Paying 2% instead of 10%:
This means that you can make safe, secure and almost instantaneous transactions in crypto coin, paying lower percentages in fees while going through fewer intermediates. Like if you want to send money from, say, Canada to Manila, it could take as little as twenty minutes, and could cost just 2%, whereas a bank would charge around 10% of the fiat currency (normal currency) and take days.
Be Secure Online:
Many blockchain transactions are so secure, the seller and buyer don’t even know each other. The advantage of this is that, while companies like Google thrive off the selling of your data to third-party companies, a blockchain transaction leaves no ‘cookies’ for them to follow. As Don Tapscott said in a June 2016 TED talk, ‘privacy is the foundation of a free society’, and cryptocurrency is the flagbearer of privacy online.
What It Boils Down To:
Basically, there are two kinds of cryptocurrencies: coins and tokens. The difference? Coins are units of explicitly monetary value and are stand-ins for fiat currency; crypto tokens, on the other hand, encompass all other assets that don’t have a purely monetary nature, like a piece of art or a song. Tokens, or as we might call them, crypto coin tokens, are much more secure in cryptocurrency, and that is why Grammy-winning artist Imogen Heap actually made her own music available via cryptocurrency. Read more here.

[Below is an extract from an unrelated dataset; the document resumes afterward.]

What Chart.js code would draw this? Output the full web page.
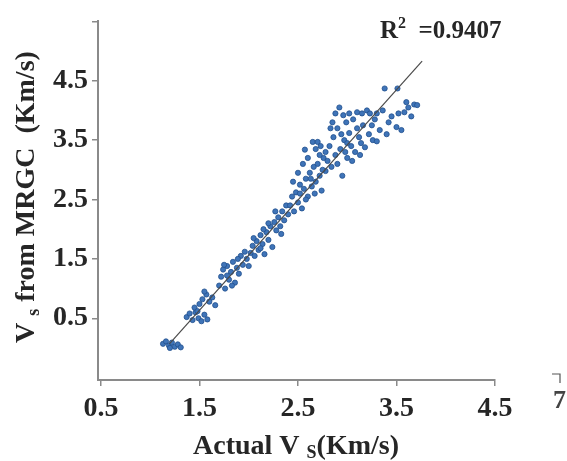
<!DOCTYPE html>
<html>
<head>
<meta charset="utf-8">
<script src="https://cdn.jsdelivr.net/npm/chart.js@4.4.1/dist/chart.umd.min.js"></script>
<style>
  html, body { margin: 0; padding: 0; background: #fff; }
  canvas { display: block; }
</style>
</head>
<body>
<canvas id="vsChart" width="567" height="461"></canvas>
<script>
// Actual Vs (x) vs Vs predicted from MRGC (y)
const actualVs = [
  1.13, 1.16, 1.19, 1.22, 1.25, 1.28, 1.31, 1.20,
  1.37, 1.40, 1.43, 1.46, 1.49, 1.52, 1.55, 1.58, 1.45, 1.50, 1.53, 1.57, 1.60, 1.63, 1.66, 1.55, 1.48,
  1.70, 1.72, 1.74, 1.76, 1.78, 1.80, 1.82, 1.84, 1.86, 1.88, 1.90, 1.92, 1.94, 1.96, 1.98, 1.78, 1.83, 1.89, 2.00, 1.75,
  2.02, 2.04, 2.06, 2.08, 2.10, 2.12, 2.14, 2.16, 2.18, 2.20, 2.22, 2.24, 2.26, 2.28, 2.30, 2.32, 2.34, 2.36, 2.38, 2.40, 2.12, 2.20, 2.27, 2.33, 2.15, 2.05,
  2.42, 2.44, 2.46, 2.48, 2.50, 2.52, 2.54, 2.56, 2.58, 2.60, 2.62, 2.64, 2.66, 2.68, 2.70, 2.72, 2.74, 2.76, 2.78, 2.80, 2.45, 2.50, 2.55, 2.57, 2.65, 2.70, 2.60, 2.68, 2.72, 2.75, 2.58, 2.63, 2.67, 2.78, 2.52, 2.73,
  2.82, 2.84, 2.86, 2.88, 2.90, 2.92, 2.93, 2.95, 2.96, 2.97, 2.99, 3.00, 3.02, 3.04, 3.06, 3.08, 3.10, 3.12, 3.14, 3.16, 3.18, 3.20, 3.22, 3.23, 2.85, 2.88, 2.94, 3.00, 3.05, 3.10, 2.90, 3.15, 3.02, 2.83, 3.13, 2.98,
  3.26, 3.28, 3.30, 3.30, 3.33, 3.36, 3.38, 3.42, 3.45, 3.50, 3.51, 3.52, 3.55, 3.58, 3.60, 3.62, 3.65, 3.68, 3.71, 3.40, 3.25
];
const mrgcVs = [
  0.07, 0.11, 0.04, 0.09, 0.02, 0.06, 0.01, 0.00,
  0.52, 0.58, 0.47, 0.60, 0.50, 0.45, 0.56, 0.48, 0.68, 0.74, 0.82, 0.90, 0.78, 0.85, 0.72, 0.95, 0.62,
  1.05, 1.20, 1.32, 1.00, 1.38, 1.15, 1.28, 1.45, 1.10, 1.35, 1.25, 1.55, 1.40, 1.62, 1.50, 1.22, 1.05, 1.50, 1.38, 1.40,
  1.60, 1.72, 1.55, 1.80, 1.65, 1.90, 1.75, 1.58, 1.95, 1.82, 2.05, 1.70, 2.12, 1.98, 2.20, 2.05, 2.30, 2.15, 2.40, 2.25, 1.68, 2.10, 2.30, 1.92, 2.00, 1.85,
  2.40, 2.55, 2.30, 2.62, 2.45, 2.75, 2.35, 2.68, 2.85, 2.55, 2.95, 2.72, 3.05, 2.80, 3.10, 2.90, 2.65, 3.20, 2.98, 3.15, 2.80, 2.95, 3.10, 3.34, 3.47, 3.47, 3.20, 3.35, 3.25, 3.00, 2.50, 2.85, 2.60, 3.30, 2.60, 3.40,
  3.40, 3.05, 3.55, 3.25, 3.70, 4.05, 3.35, 2.90, 3.92, 3.50, 3.80, 3.20, 3.62, 3.40, 3.85, 3.30, 3.97, 3.55, 3.45, 3.75, 3.38, 4.00, 3.60, 3.95, 3.80, 3.95, 3.60, 3.45, 3.15, 3.70, 3.10, 3.95, 3.95, 3.70, 3.25, 3.30,
  3.50, 3.85, 3.95, 3.48, 3.67, 4.00, 4.37, 3.80, 3.90, 3.72, 4.37, 3.95, 3.67, 3.97, 4.14, 4.05, 3.90, 4.10, 4.09, 3.60, 3.75
];

// fitted trend line end points
const fitX = [1.195, 3.76];
const fitY = [0.07, 4.83];

const xTicks = [0.5, 1.5, 2.5, 3.5, 4.5];
const xTickLabels = ['0.5', '1.5', '2.5', '3.5', '4.5'];
const yTicks = [0.5, 1.5, 2.5, 3.5, 4.5, 5.5];
const yTickLabels = ['0.5', '1.5', '2.5', '3.5', '4.5', ''];

const SERIF = '"Liberation Serif", "Times New Roman", serif';
const AXIS_GRAY = '#8a8a8a';
const TEXT = '#262626';

// draws text made of runs (normal / sub / sup) one after the other
function drawRuns(ctx, runs, x, y) {
  let cx = x;
  runs.forEach(r => {
    ctx.font = 'bold ' + r.size + 'px ' + SERIF;
    ctx.fillText(r.text, cx, y + (r.dy || 0));
    cx += ctx.measureText(r.text).width;
  });
}

const labelsPlugin = {
  id: 'labels',
  afterDraw(chart) {
    const ctx = chart.ctx;
    ctx.save();
    ctx.fillStyle = TEXT;
    ctx.textBaseline = 'alphabetic';
    ctx.textAlign = 'left';

    // x axis title
    drawRuns(ctx, [
      { text: 'Actual V ', size: 28 },
      { text: 'S', size: 18, dy: 4 },
      { text: '(Km/s)', size: 28 }
    ], 193, 454);

    // y axis title, rotated
    ctx.save();
    ctx.translate(34, 343);
    ctx.rotate(-Math.PI / 2);
    drawRuns(ctx, [
      { text: 'V ', size: 28 },
      { text: 's', size: 18, dy: 5 },
      { text: ' from MRGC  (Km/s)', size: 28 }
    ], 0, 0);
    ctx.restore();

    // R squared
    drawRuns(ctx, [
      { text: 'R', size: 25 },
      { text: '2', size: 16, dy: -10 },
      { text: '  =0.9407', size: 25 }
    ], 380, 38);

    // stray mark at the right
    ctx.font = 'bold 26px ' + SERIF;
    ctx.fillStyle = '#444';
    ctx.fillText('7', 553, 408);
    ctx.strokeStyle = '#555';
    ctx.lineWidth = 1.2;
    ctx.beginPath();
    ctx.moveTo(552, 374);
    ctx.lineTo(560, 374);
    ctx.lineTo(560, 383);
    ctx.stroke();
    ctx.restore();
  }
};

const ctx = document.getElementById('vsChart');
new Chart(ctx, {
  type: 'scatter',
  data: {
    datasets: [
      {
        type: 'line',
        data: fitX.map((x, i) => ({ x: x, y: fitY[i] })),
        borderColor: '#4a4a4a',
        borderWidth: 1.2,
        pointRadius: 0,
        fill: false
      },
      {
        data: actualVs.map((x, i) => ({ x: x, y: mrgcVs[i] })),
        backgroundColor: '#3f74b8',
        borderColor: '#22508e',
        borderWidth: 0.8,
        pointRadius: 2.6
      }
    ]
  },
  options: {
    responsive: false,
    animation: false,
    layout: { padding: { top: 14, right: 72, left: 0, bottom: 0 } },
    plugins: {
      legend: { display: false },
      tooltip: { enabled: false }
    },
    scales: {
      x: {
        type: 'linear',
        min: 0.47,
        max: 4.5,
        afterBuildTicks: s => { s.ticks = xTicks.map(v => ({ value: v })); },
        afterFit: s => { s.height = 81; },
        grid: { drawOnChartArea: false, drawTicks: true, tickLength: 6, color: AXIS_GRAY, lineWidth: 1.5 },
        border: { color: AXIS_GRAY, width: 2 },
        ticks: {
          autoSkip: false,
          maxRotation: 0,
          padding: 6,
          color: TEXT,
          font: { family: SERIF, size: 28, weight: 'bold' },
          callback: (v, i) => xTickLabels[i]
        }
      },
      y: {
        type: 'linear',
        min: -0.54,
        max: 5.51,
        afterBuildTicks: s => { s.ticks = yTicks.map(v => ({ value: v })); },
        afterFit: s => { s.width = 98; },
        grid: { drawOnChartArea: false, drawTicks: true, tickLength: 6, color: AXIS_GRAY, lineWidth: 1.5 },
        border: { color: AXIS_GRAY, width: 2 },
        ticks: {
          autoSkip: false,
          padding: 4,
          color: TEXT,
          font: { family: SERIF, size: 28, weight: 'bold' },
          callback: (v, i) => yTickLabels[i]
        }
      }
    }
  },
  plugins: [labelsPlugin]
});
</script>
</body>
</html>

How to buy safe and smart:
To be fair, there are several scams in the world of cryptocurrency, and with Bitcoin prices as high as they are right now, nobody wants to be burned. Fortunately, there are tips to make the right choices when buying crypto coins and crypto tokens and to help understand which type suits your needs best. Check out this link
Again, with cryptocurrency still in its infancy, it doesn’t hurt to stay tech-savvy, so the terms involved sound like geek-speak than Greek to you.
Where Does Bitcoin Get Involved?
You see, it all started with the introduction of Bitcoin after the global recession of 2008. Bitcoin became the first system to introduce the blockchain, and it spread like wildfire. In the cryptocurrency world, which we shall dub Cryptopia, there are two types of cryptocurrency: those that use Bitcoin as the foundation and those that don’t. Still, Bitcoin is the metric against which all things in the global environment are valued.
How Crypto is impacting the real life world:
Now that you have a basic understanding of cryptocurrency, let’s take a look at its impact. The most immediate and dramatic effects will be seen in the way financial services are done.
THE FISCAL WORLD
- To compete with cryptocurrency banks must become more efficient and faster, because cryptocurrency will replace banker’s hours with banking hours.
- Banks will have to cut down on their slice of the pie; 10% will need to come down to 2% if banks want to keep their role in managing our money.
- All currency will need to become more universal to mirror the universality of cryptocurrency.
Of course, all this is based on the assumption that they embrace cryptocurrency with open arms. The only other alternative is to be buried beneath the wave of innovation.
How Cryptocurrency Effects Physical Environment
Some have gone as far as to look into the effects of cryptocurrency on the physical environment. Investopedia has an interesting article about the energy consumption average increase due to bitcoin and by extension, cryptocurrency usage. While the data is still being generated as cryptocurrency usage increases, it just goes to show that cryptocurrency will change the world, literally.
Cryptocurrency in Media
We’ve all seen the media rage on about cryptocurrency. Imogen Heap is just one example of this alternative form of currency being used to protect copyright interests in a way that no fiat currency (normal currency) can do. The best part? Artists choose how they advertise their product and how much they profit from it. The future of music and arts may be more entwined with cryptocurrency than anyone could predict.
Should I Invest In Cryptocurrency?
The short answer is yes, but not just because the future of this currency is lucrative, not just because it’s a gold mine selling cheap. It’s not just because the world will soon depend on Bitcoins, on Ethereum and other services. It’s because cryptocurrency is a valuable asset, not like any other. It’s not infallible or perfect, but it is going to make gold look like Play-Doh. And it’s a sign that humanity will innovate till eternity.